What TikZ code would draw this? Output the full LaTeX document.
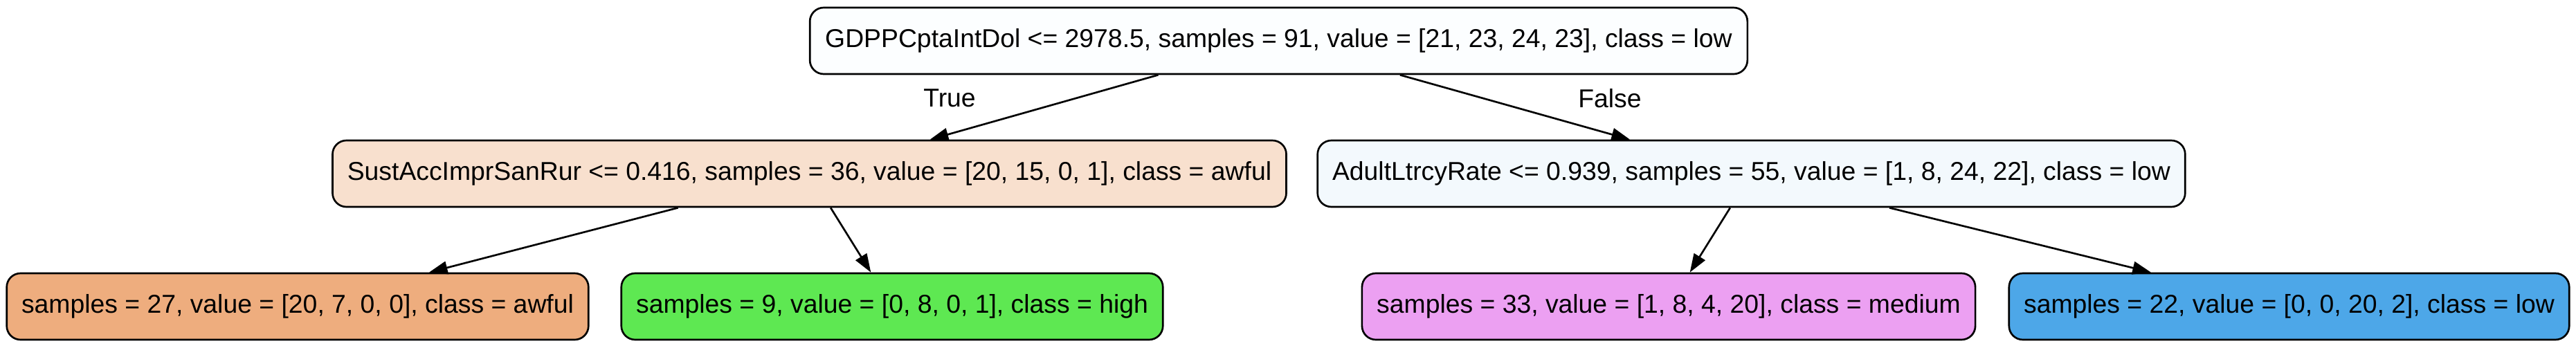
\documentclass[tikz,border=0pt]{standalone}
\usepackage{fontspec}
\setmainfont{Liberation Sans}
\usetikzlibrary{arrows.meta}

\definecolor{treeroot}{HTML}{FCFEFF}
\definecolor{treeawfulpale}{HTML}{F8E0CE}
\definecolor{treelowpale}{HTML}{F3F9FD}
\definecolor{treeawful}{HTML}{EEAD7E}
\definecolor{treehigh}{HTML}{5EE852}
\definecolor{treemedium}{HTML}{ECA0F2}
\definecolor{treelow}{HTML}{4DA7E8}
\tikzset{tnode/.style={draw, line width=1pt, rounded corners=7.5pt, minimum height=36pt, inner xsep=8pt, font=\fontsize{14}{16}\selectfont}}
\tikzset{edge/.style={line width=1pt, -{Triangle[length=10pt, width=7pt]}}}

\begin{document}
\begin{tikzpicture}[x=0.375pt, y=-0.375pt]%{{{
        \useasboundingbox (0, 0) rectangle (3722, 502);

        \node[tnode, fill=treeroot, minimum width=508pt] (N0) at (1847.5, 59) {GDPPCptaIntDol <= 2978.5, samples = 91, value = [21, 23, 24, 23], class = low};

        \node[tnode, fill=treeawfulpale, minimum width=515pt] (N1) at (1169.5, 251) {SustAccImprSanRur <= 0.416, samples = 36, value = [20, 15, 0, 1], class = awful};
        \node[tnode, fill=treelowpale, minimum width=468pt] (N4) at (2530.5, 251) {AdultLtrcyRate <= 0.939, samples = 55, value = [1, 8, 24, 22], class = low};

        \node[tnode, fill=treeawful, minimum width=313.5pt] (N2) at (430, 443) {samples = 27, value = [20, 7, 0, 0], class = awful};
        \node[tnode, fill=treehigh, minimum width=292.5pt] (N3) at (1289, 443) {samples = 9, value = [0, 8, 0, 1], class = high};
        \node[tnode, fill=treemedium, minimum width=331.5pt] (N5) at (2411, 443) {samples = 33, value = [1, 8, 4, 20], class = medium};
        \node[tnode, fill=treelow, minimum width=303.5pt] (N6) at (3307.5, 443) {samples = 22, value = [0, 0, 20, 2], class = low};

        \draw [edge] (N0) -- (N1);
        \draw [edge] (N0) -- (N4);
        \draw [edge] (N1) -- (N2);
        \draw [edge] (N1) -- (N3);
        \draw [edge] (N4) -- (N5);
        \draw [edge] (N4) -- (N6);

        \node[font=\fontsize{14}{16}\selectfont] (Ltrue) at (1372, 142) {True};
        \node[font=\fontsize{14}{16}\selectfont] (Lfalse) at (2326, 142) {False};

    \end{tikzpicture}
\end{document}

******

REQUIRED WORK: Report the number of lines that include the string "draw"; return nothing but the count.

TASK SOLUTION: 8